All the data must come back unchanged, except that pictures are left out.
⟨
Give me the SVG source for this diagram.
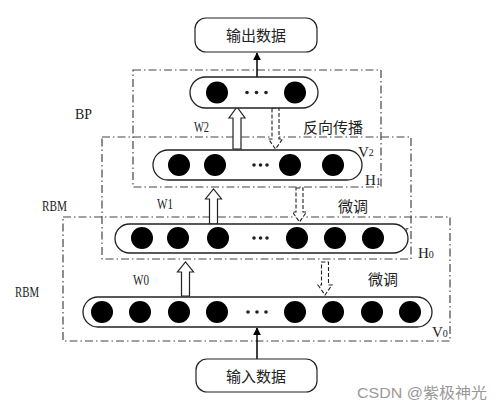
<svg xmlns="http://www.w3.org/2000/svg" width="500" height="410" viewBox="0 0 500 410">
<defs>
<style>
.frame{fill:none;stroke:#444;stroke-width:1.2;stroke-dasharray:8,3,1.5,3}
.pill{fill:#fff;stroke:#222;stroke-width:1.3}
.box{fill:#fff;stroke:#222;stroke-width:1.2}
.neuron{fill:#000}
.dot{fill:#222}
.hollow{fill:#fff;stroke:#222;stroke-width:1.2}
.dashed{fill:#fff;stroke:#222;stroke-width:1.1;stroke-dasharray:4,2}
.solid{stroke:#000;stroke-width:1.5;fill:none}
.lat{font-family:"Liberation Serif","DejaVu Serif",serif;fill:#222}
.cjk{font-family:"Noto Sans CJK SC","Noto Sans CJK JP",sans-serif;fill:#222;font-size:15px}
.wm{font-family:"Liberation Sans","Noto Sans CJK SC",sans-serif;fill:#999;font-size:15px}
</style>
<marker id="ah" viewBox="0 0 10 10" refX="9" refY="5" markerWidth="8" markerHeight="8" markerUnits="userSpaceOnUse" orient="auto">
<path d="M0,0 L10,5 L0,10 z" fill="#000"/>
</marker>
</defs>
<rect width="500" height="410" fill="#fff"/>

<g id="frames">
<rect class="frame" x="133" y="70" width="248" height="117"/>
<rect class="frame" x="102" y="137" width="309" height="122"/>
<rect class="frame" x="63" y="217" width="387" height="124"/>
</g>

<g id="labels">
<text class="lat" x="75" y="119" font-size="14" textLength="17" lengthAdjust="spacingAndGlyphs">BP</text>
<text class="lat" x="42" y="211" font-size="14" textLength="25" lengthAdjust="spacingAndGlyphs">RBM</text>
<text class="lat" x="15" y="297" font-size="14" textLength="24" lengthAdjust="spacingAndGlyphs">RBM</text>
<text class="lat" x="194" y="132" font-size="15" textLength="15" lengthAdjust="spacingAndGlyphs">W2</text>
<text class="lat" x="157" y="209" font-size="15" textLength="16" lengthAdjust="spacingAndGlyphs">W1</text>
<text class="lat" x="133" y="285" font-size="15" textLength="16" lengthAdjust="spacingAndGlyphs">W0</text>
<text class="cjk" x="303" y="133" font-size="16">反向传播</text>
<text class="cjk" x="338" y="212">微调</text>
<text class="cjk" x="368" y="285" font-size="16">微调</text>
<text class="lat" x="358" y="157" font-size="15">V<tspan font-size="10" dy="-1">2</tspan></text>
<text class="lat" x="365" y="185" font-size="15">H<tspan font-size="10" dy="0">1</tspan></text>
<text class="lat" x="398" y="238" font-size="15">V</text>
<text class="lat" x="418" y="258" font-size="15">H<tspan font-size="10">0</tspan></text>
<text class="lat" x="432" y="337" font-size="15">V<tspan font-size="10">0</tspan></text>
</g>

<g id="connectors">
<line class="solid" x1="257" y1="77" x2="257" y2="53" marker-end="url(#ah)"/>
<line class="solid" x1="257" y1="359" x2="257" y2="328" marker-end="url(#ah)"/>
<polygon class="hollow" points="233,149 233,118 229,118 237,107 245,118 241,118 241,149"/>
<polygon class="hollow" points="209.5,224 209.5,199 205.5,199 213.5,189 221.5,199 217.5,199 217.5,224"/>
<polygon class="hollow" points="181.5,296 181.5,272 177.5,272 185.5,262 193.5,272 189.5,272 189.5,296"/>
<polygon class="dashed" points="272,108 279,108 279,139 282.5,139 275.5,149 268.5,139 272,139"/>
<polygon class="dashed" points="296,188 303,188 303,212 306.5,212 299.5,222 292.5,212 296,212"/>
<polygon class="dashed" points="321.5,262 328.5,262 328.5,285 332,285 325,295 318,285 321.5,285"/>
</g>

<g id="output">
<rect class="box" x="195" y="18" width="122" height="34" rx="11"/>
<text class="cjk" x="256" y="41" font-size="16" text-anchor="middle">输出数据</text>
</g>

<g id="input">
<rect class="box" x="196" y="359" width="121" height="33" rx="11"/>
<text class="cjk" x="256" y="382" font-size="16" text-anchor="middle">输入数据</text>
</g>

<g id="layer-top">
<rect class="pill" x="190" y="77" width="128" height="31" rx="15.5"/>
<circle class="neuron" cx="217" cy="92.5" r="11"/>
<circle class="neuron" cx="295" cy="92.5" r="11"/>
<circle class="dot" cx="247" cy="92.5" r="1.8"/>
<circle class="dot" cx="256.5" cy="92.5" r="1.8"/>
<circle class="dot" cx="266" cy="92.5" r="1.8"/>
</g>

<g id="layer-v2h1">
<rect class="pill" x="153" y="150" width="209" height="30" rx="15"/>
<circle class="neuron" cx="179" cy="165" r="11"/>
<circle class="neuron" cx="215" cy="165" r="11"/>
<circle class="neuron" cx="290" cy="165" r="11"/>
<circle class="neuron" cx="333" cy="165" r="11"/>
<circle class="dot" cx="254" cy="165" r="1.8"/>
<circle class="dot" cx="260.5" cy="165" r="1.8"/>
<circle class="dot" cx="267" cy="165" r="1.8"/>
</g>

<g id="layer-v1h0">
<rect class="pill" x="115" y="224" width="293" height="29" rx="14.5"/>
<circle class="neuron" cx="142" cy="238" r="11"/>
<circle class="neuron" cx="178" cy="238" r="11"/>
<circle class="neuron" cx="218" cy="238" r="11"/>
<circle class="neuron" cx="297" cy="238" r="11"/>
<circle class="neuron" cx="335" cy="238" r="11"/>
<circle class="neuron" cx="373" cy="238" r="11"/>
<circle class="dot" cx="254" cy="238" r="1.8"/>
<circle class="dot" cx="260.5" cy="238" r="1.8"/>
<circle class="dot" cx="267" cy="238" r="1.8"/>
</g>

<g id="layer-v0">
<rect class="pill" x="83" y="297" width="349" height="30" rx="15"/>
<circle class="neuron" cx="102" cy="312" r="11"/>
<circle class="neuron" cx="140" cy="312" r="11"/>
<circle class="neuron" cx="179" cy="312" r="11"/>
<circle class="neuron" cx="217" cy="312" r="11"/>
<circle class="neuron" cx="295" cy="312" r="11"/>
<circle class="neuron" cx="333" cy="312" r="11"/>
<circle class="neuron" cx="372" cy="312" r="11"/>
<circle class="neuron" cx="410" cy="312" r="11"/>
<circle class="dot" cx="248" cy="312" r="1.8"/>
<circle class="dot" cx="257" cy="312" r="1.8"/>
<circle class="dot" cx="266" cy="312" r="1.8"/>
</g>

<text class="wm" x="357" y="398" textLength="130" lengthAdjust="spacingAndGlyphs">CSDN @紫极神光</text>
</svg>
⟩
→ **Written answer**:
Give me the SVG source for this diagram.
<svg xmlns="http://www.w3.org/2000/svg" width="500" height="410" viewBox="0 0 500 410">
<defs>
<style>
.frame{fill:none;stroke:#444;stroke-width:1.2;stroke-dasharray:8,3,1.5,3}
.pill{fill:#fff;stroke:#222;stroke-width:1.3}
.box{fill:#fff;stroke:#222;stroke-width:1.2}
.neuron{fill:#000}
.dot{fill:#222}
.hollow{fill:#fff;stroke:#222;stroke-width:1.2}
.dashed{fill:#fff;stroke:#222;stroke-width:1.1;stroke-dasharray:4,2}
.solid{stroke:#000;stroke-width:1.5;fill:none}
.lat{font-family:"Liberation Serif","DejaVu Serif",serif;fill:#222}
.cjk{font-family:"Noto Sans CJK SC","Noto Sans CJK JP",sans-serif;fill:#222;font-size:15px}
.wm{font-family:"Liberation Sans","Noto Sans CJK SC",sans-serif;fill:#999;font-size:15px}
</style>
<marker id="ah" viewBox="0 0 10 10" refX="9" refY="5" markerWidth="8" markerHeight="8" markerUnits="userSpaceOnUse" orient="auto">
<path d="M0,0 L10,5 L0,10 z" fill="#000"/>
</marker>
</defs>
<rect width="500" height="410" fill="#fff"/>

<g id="frames">
<rect class="frame" x="133" y="70" width="248" height="117"/>
<rect class="frame" x="102" y="137" width="309" height="122"/>
<rect class="frame" x="63" y="217" width="387" height="124"/>
</g>

<g id="labels">
<text class="lat" x="75" y="119" font-size="14" textLength="17" lengthAdjust="spacingAndGlyphs">BP</text>
<text class="lat" x="42" y="211" font-size="14" textLength="25" lengthAdjust="spacingAndGlyphs">RBM</text>
<text class="lat" x="15" y="297" font-size="14" textLength="24" lengthAdjust="spacingAndGlyphs">RBM</text>
<text class="lat" x="194" y="132" font-size="15" textLength="15" lengthAdjust="spacingAndGlyphs">W2</text>
<text class="lat" x="157" y="209" font-size="15" textLength="16" lengthAdjust="spacingAndGlyphs">W1</text>
<text class="lat" x="133" y="285" font-size="15" textLength="16" lengthAdjust="spacingAndGlyphs">W0</text>
<text class="cjk" x="303" y="133" font-size="16">反向传播</text>
<text class="cjk" x="338" y="212">微调</text>
<text class="cjk" x="368" y="285" font-size="16">微调</text>
<text class="lat" x="358" y="157" font-size="15">V<tspan font-size="10" dy="-1">2</tspan></text>
<text class="lat" x="365" y="185" font-size="15">H<tspan font-size="10" dy="0">1</tspan></text>
<text class="lat" x="398" y="238" font-size="15">V</text>
<text class="lat" x="418" y="258" font-size="15">H<tspan font-size="10">0</tspan></text>
<text class="lat" x="432" y="337" font-size="15">V<tspan font-size="10">0</tspan></text>
</g>

<g id="connectors">
<line class="solid" x1="257" y1="77" x2="257" y2="53" marker-end="url(#ah)"/>
<line class="solid" x1="257" y1="359" x2="257" y2="328" marker-end="url(#ah)"/>
<polygon class="hollow" points="233,149 233,118 229,118 237,107 245,118 241,118 241,149"/>
<polygon class="hollow" points="209.5,224 209.5,199 205.5,199 213.5,189 221.5,199 217.5,199 217.5,224"/>
<polygon class="hollow" points="181.5,296 181.5,272 177.5,272 185.5,262 193.5,272 189.5,272 189.5,296"/>
<polygon class="dashed" points="272,108 279,108 279,139 282.5,139 275.5,149 268.5,139 272,139"/>
<polygon class="dashed" points="296,188 303,188 303,212 306.5,212 299.5,222 292.5,212 296,212"/>
<polygon class="dashed" points="321.5,262 328.5,262 328.5,285 332,285 325,295 318,285 321.5,285"/>
</g>

<g id="output">
<rect class="box" x="195" y="18" width="122" height="34" rx="11"/>
<text class="cjk" x="256" y="41" font-size="16" text-anchor="middle">输出数据</text>
</g>

<g id="input">
<rect class="box" x="196" y="359" width="121" height="33" rx="11"/>
<text class="cjk" x="256" y="382" font-size="16" text-anchor="middle">输入数据</text>
</g>

<g id="layer-top">
<rect class="pill" x="190" y="77" width="128" height="31" rx="15.5"/>
<circle class="neuron" cx="217" cy="92.5" r="11"/>
<circle class="neuron" cx="295" cy="92.5" r="11"/>
<circle class="dot" cx="247" cy="92.5" r="1.8"/>
<circle class="dot" cx="256.5" cy="92.5" r="1.8"/>
<circle class="dot" cx="266" cy="92.5" r="1.8"/>
</g>

<g id="layer-v2h1">
<rect class="pill" x="153" y="150" width="209" height="30" rx="15"/>
<circle class="neuron" cx="179" cy="165" r="11"/>
<circle class="neuron" cx="215" cy="165" r="11"/>
<circle class="neuron" cx="290" cy="165" r="11"/>
<circle class="neuron" cx="333" cy="165" r="11"/>
<circle class="dot" cx="254" cy="165" r="1.8"/>
<circle class="dot" cx="260.5" cy="165" r="1.8"/>
<circle class="dot" cx="267" cy="165" r="1.8"/>
</g>

<g id="layer-v1h0">
<rect class="pill" x="115" y="224" width="293" height="29" rx="14.5"/>
<circle class="neuron" cx="142" cy="238" r="11"/>
<circle class="neuron" cx="178" cy="238" r="11"/>
<circle class="neuron" cx="218" cy="238" r="11"/>
<circle class="neuron" cx="297" cy="238" r="11"/>
<circle class="neuron" cx="335" cy="238" r="11"/>
<circle class="neuron" cx="373" cy="238" r="11"/>
<circle class="dot" cx="254" cy="238" r="1.8"/>
<circle class="dot" cx="260.5" cy="238" r="1.8"/>
<circle class="dot" cx="267" cy="238" r="1.8"/>
</g>

<g id="layer-v0">
<rect class="pill" x="83" y="297" width="349" height="30" rx="15"/>
<circle class="neuron" cx="102" cy="312" r="11"/>
<circle class="neuron" cx="140" cy="312" r="11"/>
<circle class="neuron" cx="179" cy="312" r="11"/>
<circle class="neuron" cx="217" cy="312" r="11"/>
<circle class="neuron" cx="295" cy="312" r="11"/>
<circle class="neuron" cx="333" cy="312" r="11"/>
<circle class="neuron" cx="372" cy="312" r="11"/>
<circle class="neuron" cx="410" cy="312" r="11"/>
<circle class="dot" cx="248" cy="312" r="1.8"/>
<circle class="dot" cx="257" cy="312" r="1.8"/>
<circle class="dot" cx="266" cy="312" r="1.8"/>
</g>

<text class="wm" x="357" y="398" textLength="130" lengthAdjust="spacingAndGlyphs">CSDN @紫极神光</text>
</svg>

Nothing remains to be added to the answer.